Extract the full listing verbatim and drop any pictures from your copy.
:: Collected data ::
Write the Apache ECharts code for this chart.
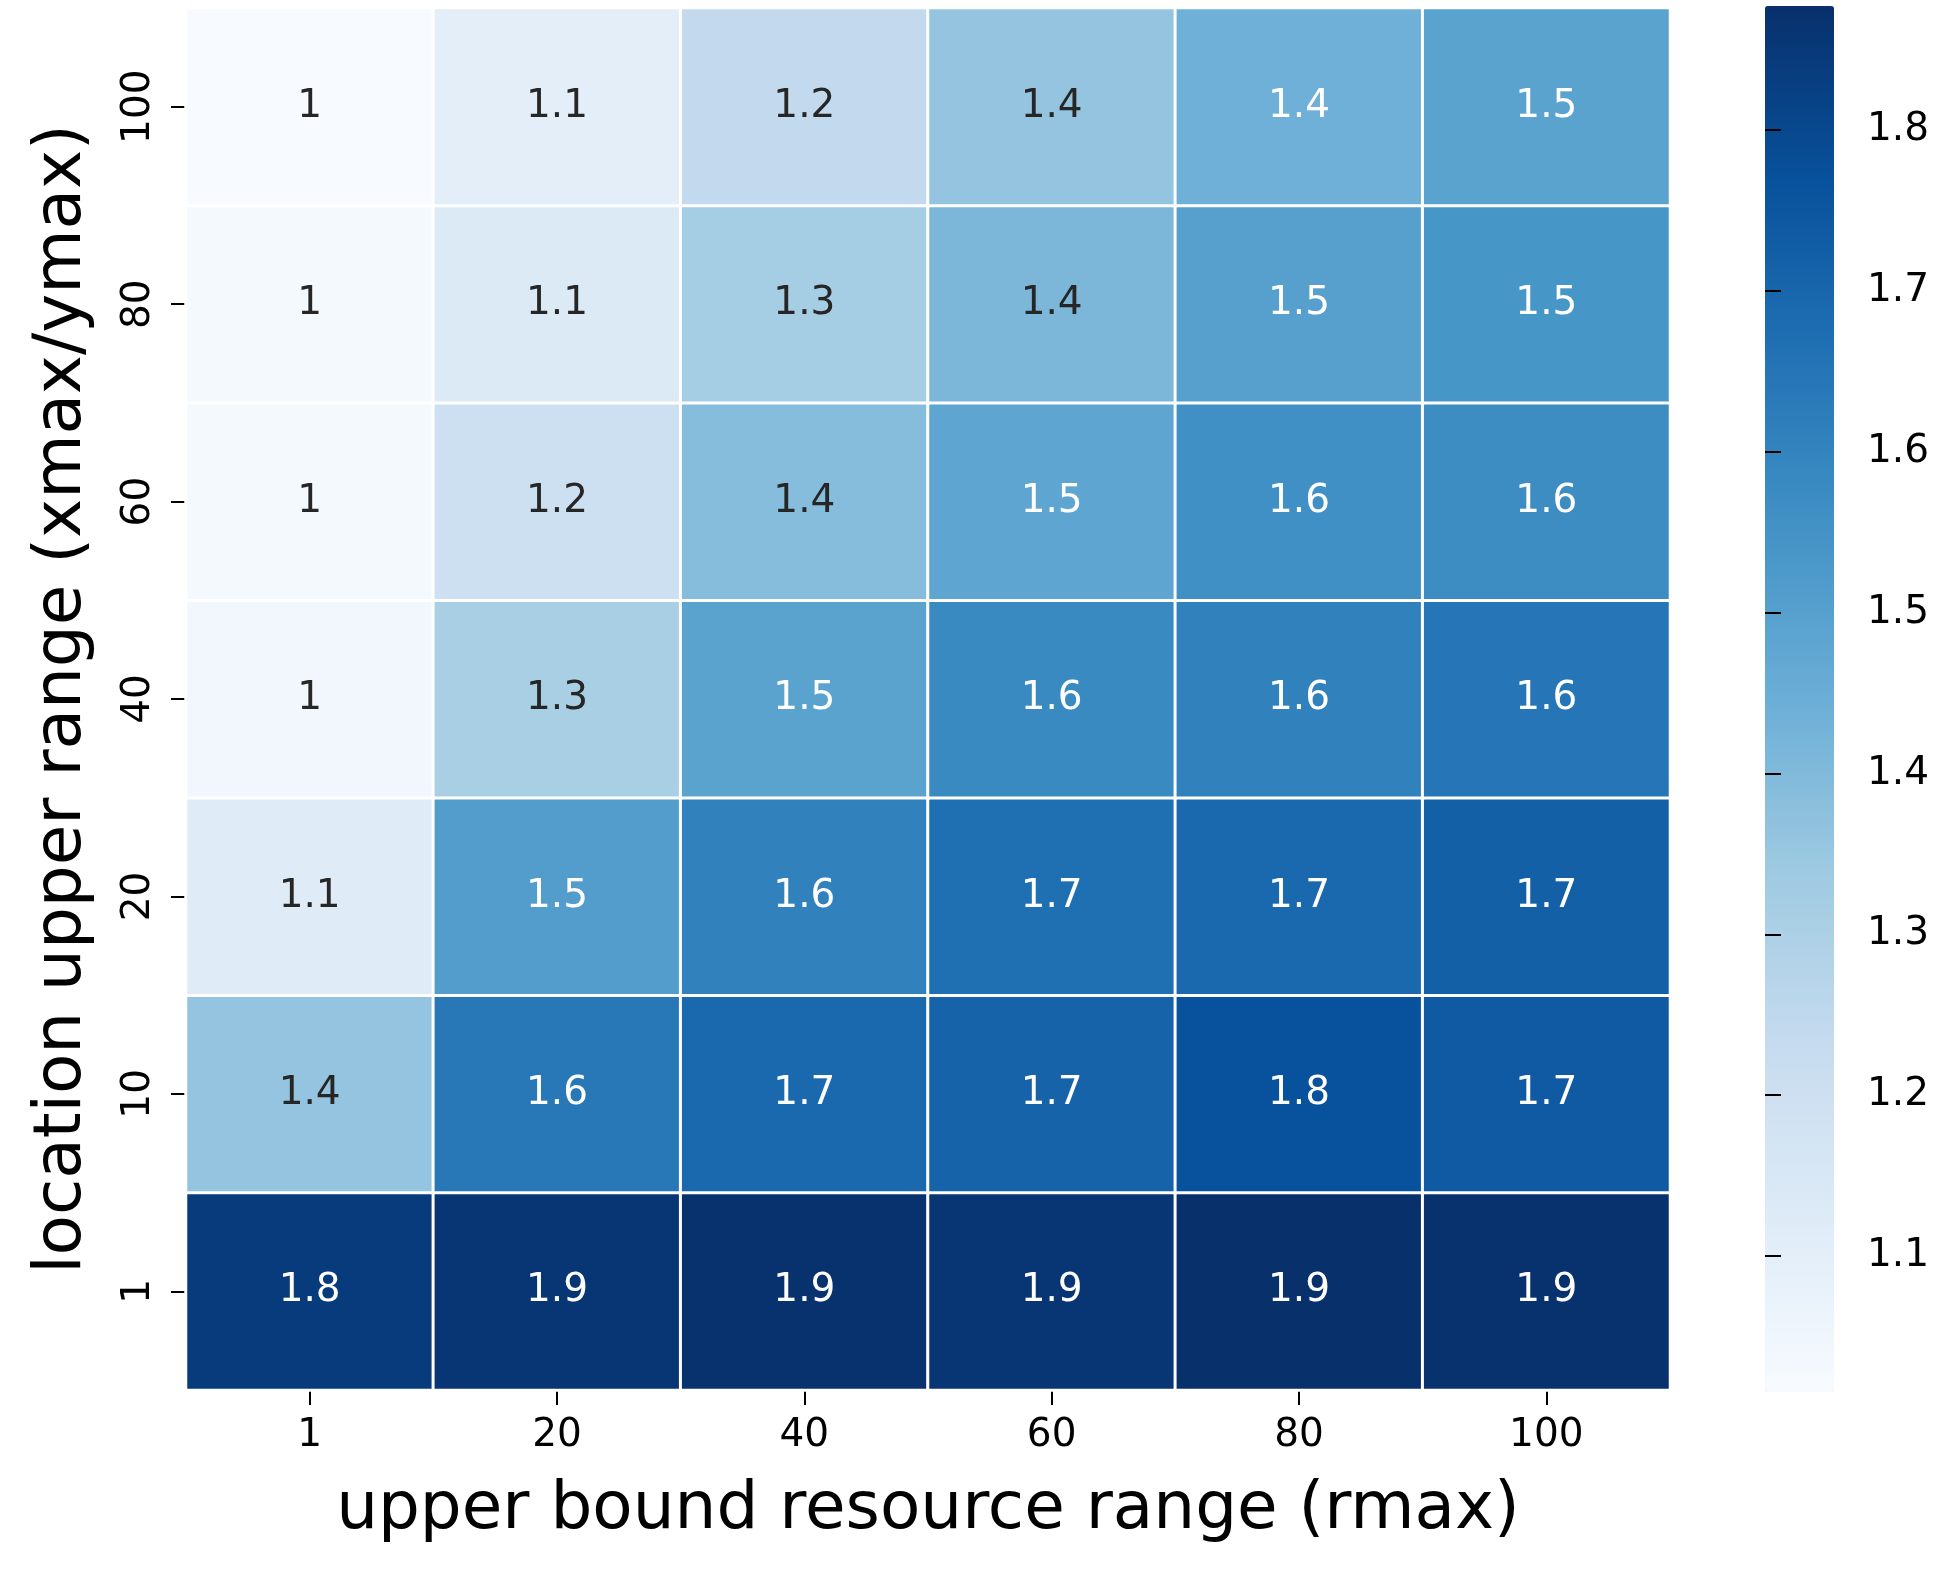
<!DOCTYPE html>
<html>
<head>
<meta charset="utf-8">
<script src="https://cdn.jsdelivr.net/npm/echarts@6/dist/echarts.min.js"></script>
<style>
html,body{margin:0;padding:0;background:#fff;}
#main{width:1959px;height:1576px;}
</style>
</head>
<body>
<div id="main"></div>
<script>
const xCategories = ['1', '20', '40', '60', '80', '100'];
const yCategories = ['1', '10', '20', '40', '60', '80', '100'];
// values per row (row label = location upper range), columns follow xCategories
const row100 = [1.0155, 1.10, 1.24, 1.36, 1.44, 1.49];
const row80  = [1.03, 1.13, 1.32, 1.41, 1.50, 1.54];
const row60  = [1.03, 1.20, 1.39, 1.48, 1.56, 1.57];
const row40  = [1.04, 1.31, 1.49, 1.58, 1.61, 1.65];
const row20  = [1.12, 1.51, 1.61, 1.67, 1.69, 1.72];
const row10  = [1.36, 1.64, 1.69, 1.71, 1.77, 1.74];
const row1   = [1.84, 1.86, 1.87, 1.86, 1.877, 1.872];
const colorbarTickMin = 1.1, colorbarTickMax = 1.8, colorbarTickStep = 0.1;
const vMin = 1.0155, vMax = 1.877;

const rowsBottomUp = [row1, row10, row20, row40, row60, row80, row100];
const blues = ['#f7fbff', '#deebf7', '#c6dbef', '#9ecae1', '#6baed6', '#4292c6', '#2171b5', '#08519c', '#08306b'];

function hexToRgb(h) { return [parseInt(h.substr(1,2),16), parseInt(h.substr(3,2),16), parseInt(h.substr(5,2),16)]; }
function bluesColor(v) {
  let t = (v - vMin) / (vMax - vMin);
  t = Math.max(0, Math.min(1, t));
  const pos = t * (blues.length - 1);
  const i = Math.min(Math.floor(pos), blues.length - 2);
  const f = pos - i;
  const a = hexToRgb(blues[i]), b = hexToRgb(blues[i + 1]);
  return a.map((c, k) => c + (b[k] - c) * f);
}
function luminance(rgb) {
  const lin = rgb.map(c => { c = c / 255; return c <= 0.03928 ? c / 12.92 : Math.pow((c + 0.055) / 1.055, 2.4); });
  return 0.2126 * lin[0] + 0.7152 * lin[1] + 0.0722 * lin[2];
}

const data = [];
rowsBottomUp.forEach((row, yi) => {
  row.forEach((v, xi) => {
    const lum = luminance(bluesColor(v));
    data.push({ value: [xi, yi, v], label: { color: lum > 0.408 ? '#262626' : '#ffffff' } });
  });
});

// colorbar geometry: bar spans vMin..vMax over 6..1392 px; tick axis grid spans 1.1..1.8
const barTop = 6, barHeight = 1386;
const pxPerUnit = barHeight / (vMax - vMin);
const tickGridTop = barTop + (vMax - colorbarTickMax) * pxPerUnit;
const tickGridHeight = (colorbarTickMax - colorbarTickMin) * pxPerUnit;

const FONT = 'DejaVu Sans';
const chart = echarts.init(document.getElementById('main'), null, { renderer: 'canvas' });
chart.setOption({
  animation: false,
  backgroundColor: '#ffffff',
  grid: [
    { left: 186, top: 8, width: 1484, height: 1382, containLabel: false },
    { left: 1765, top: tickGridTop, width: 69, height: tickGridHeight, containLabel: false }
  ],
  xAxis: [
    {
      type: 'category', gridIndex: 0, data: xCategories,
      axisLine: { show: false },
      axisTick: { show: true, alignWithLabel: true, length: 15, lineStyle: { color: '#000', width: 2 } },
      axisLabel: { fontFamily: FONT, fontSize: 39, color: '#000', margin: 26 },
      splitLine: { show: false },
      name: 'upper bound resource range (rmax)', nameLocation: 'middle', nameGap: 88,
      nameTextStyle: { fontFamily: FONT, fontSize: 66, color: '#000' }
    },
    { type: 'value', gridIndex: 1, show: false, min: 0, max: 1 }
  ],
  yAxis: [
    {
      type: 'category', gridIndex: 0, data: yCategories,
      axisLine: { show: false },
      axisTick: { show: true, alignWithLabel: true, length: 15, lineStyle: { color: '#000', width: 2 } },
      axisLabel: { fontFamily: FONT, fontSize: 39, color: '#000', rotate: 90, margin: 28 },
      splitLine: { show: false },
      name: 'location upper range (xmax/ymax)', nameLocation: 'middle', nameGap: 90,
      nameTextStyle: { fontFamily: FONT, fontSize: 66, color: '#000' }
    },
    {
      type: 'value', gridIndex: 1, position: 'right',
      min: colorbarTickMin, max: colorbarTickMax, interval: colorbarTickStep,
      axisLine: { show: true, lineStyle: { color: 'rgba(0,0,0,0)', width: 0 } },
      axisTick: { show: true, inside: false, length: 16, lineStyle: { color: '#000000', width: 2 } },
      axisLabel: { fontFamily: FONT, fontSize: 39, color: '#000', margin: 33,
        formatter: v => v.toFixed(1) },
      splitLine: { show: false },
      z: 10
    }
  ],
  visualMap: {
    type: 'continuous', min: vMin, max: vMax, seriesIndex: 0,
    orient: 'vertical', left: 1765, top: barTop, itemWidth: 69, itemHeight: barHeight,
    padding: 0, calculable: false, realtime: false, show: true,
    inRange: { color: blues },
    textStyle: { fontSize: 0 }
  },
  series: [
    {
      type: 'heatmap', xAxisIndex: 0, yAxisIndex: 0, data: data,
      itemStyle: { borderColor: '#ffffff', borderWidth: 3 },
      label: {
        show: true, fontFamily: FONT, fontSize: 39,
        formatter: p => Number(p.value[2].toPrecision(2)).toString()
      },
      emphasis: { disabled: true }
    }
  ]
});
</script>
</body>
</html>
:::
◆ The output ◆
Write the Apache ECharts code for this chart.
<!DOCTYPE html>
<html>
<head>
<meta charset="utf-8">
<script src="https://cdn.jsdelivr.net/npm/echarts@6/dist/echarts.min.js"></script>
<style>
html,body{margin:0;padding:0;background:#fff;}
#main{width:1959px;height:1576px;}
</style>
</head>
<body>
<div id="main"></div>
<script>
const xCategories = ['1', '20', '40', '60', '80', '100'];
const yCategories = ['1', '10', '20', '40', '60', '80', '100'];
// values per row (row label = location upper range), columns follow xCategories
const row100 = [1.0155, 1.10, 1.24, 1.36, 1.44, 1.49];
const row80  = [1.03, 1.13, 1.32, 1.41, 1.50, 1.54];
const row60  = [1.03, 1.20, 1.39, 1.48, 1.56, 1.57];
const row40  = [1.04, 1.31, 1.49, 1.58, 1.61, 1.65];
const row20  = [1.12, 1.51, 1.61, 1.67, 1.69, 1.72];
const row10  = [1.36, 1.64, 1.69, 1.71, 1.77, 1.74];
const row1   = [1.84, 1.86, 1.87, 1.86, 1.877, 1.872];
const colorbarTickMin = 1.1, colorbarTickMax = 1.8, colorbarTickStep = 0.1;
const vMin = 1.0155, vMax = 1.877;

const rowsBottomUp = [row1, row10, row20, row40, row60, row80, row100];
const blues = ['#f7fbff', '#deebf7', '#c6dbef', '#9ecae1', '#6baed6', '#4292c6', '#2171b5', '#08519c', '#08306b'];

function hexToRgb(h) { return [parseInt(h.substr(1,2),16), parseInt(h.substr(3,2),16), parseInt(h.substr(5,2),16)]; }
function bluesColor(v) {
  let t = (v - vMin) / (vMax - vMin);
  t = Math.max(0, Math.min(1, t));
  const pos = t * (blues.length - 1);
  const i = Math.min(Math.floor(pos), blues.length - 2);
  const f = pos - i;
  const a = hexToRgb(blues[i]), b = hexToRgb(blues[i + 1]);
  return a.map((c, k) => c + (b[k] - c) * f);
}
function luminance(rgb) {
  const lin = rgb.map(c => { c = c / 255; return c <= 0.03928 ? c / 12.92 : Math.pow((c + 0.055) / 1.055, 2.4); });
  return 0.2126 * lin[0] + 0.7152 * lin[1] + 0.0722 * lin[2];
}

const data = [];
rowsBottomUp.forEach((row, yi) => {
  row.forEach((v, xi) => {
    const lum = luminance(bluesColor(v));
    data.push({ value: [xi, yi, v], label: { color: lum > 0.408 ? '#262626' : '#ffffff' } });
  });
});

// colorbar geometry: bar spans vMin..vMax over 6..1392 px; tick axis grid spans 1.1..1.8
const barTop = 6, barHeight = 1386;
const pxPerUnit = barHeight / (vMax - vMin);
const tickGridTop = barTop + (vMax - colorbarTickMax) * pxPerUnit;
const tickGridHeight = (colorbarTickMax - colorbarTickMin) * pxPerUnit;

const FONT = 'DejaVu Sans';
const chart = echarts.init(document.getElementById('main'), null, { renderer: 'canvas' });
chart.setOption({
  animation: false,
  backgroundColor: '#ffffff',
  grid: [
    { left: 186, top: 8, width: 1484, height: 1382, containLabel: false },
    { left: 1765, top: tickGridTop, width: 69, height: tickGridHeight, containLabel: false }
  ],
  xAxis: [
    {
      type: 'category', gridIndex: 0, data: xCategories,
      axisLine: { show: false },
      axisTick: { show: true, alignWithLabel: true, length: 15, lineStyle: { color: '#000', width: 2 } },
      axisLabel: { fontFamily: FONT, fontSize: 39, color: '#000', margin: 26 },
      splitLine: { show: false },
      name: 'upper bound resource range (rmax)', nameLocation: 'middle', nameGap: 88,
      nameTextStyle: { fontFamily: FONT, fontSize: 66, color: '#000' }
    },
    { type: 'value', gridIndex: 1, show: false, min: 0, max: 1 }
  ],
  yAxis: [
    {
      type: 'category', gridIndex: 0, data: yCategories,
      axisLine: { show: false },
      axisTick: { show: true, alignWithLabel: true, length: 15, lineStyle: { color: '#000', width: 2 } },
      axisLabel: { fontFamily: FONT, fontSize: 39, color: '#000', rotate: 90, margin: 28 },
      splitLine: { show: false },
      name: 'location upper range (xmax/ymax)', nameLocation: 'middle', nameGap: 90,
      nameTextStyle: { fontFamily: FONT, fontSize: 66, color: '#000' }
    },
    {
      type: 'value', gridIndex: 1, position: 'right',
      min: colorbarTickMin, max: colorbarTickMax, interval: colorbarTickStep,
      axisLine: { show: true, lineStyle: { color: 'rgba(0,0,0,0)', width: 0 } },
      axisTick: { show: true, inside: false, length: 16, lineStyle: { color: '#000000', width: 2 } },
      axisLabel: { fontFamily: FONT, fontSize: 39, color: '#000', margin: 33,
        formatter: v => v.toFixed(1) },
      splitLine: { show: false },
      z: 10
    }
  ],
  visualMap: {
    type: 'continuous', min: vMin, max: vMax, seriesIndex: 0,
    orient: 'vertical', left: 1765, top: barTop, itemWidth: 69, itemHeight: barHeight,
    padding: 0, calculable: false, realtime: false, show: true,
    inRange: { color: blues },
    textStyle: { fontSize: 0 }
  },
  series: [
    {
      type: 'heatmap', xAxisIndex: 0, yAxisIndex: 0, data: data,
      itemStyle: { borderColor: '#ffffff', borderWidth: 3 },
      label: {
        show: true, fontFamily: FONT, fontSize: 39,
        formatter: p => Number(p.value[2].toPrecision(2)).toString()
      },
      emphasis: { disabled: true }
    }
  ]
});
</script>
</body>
</html>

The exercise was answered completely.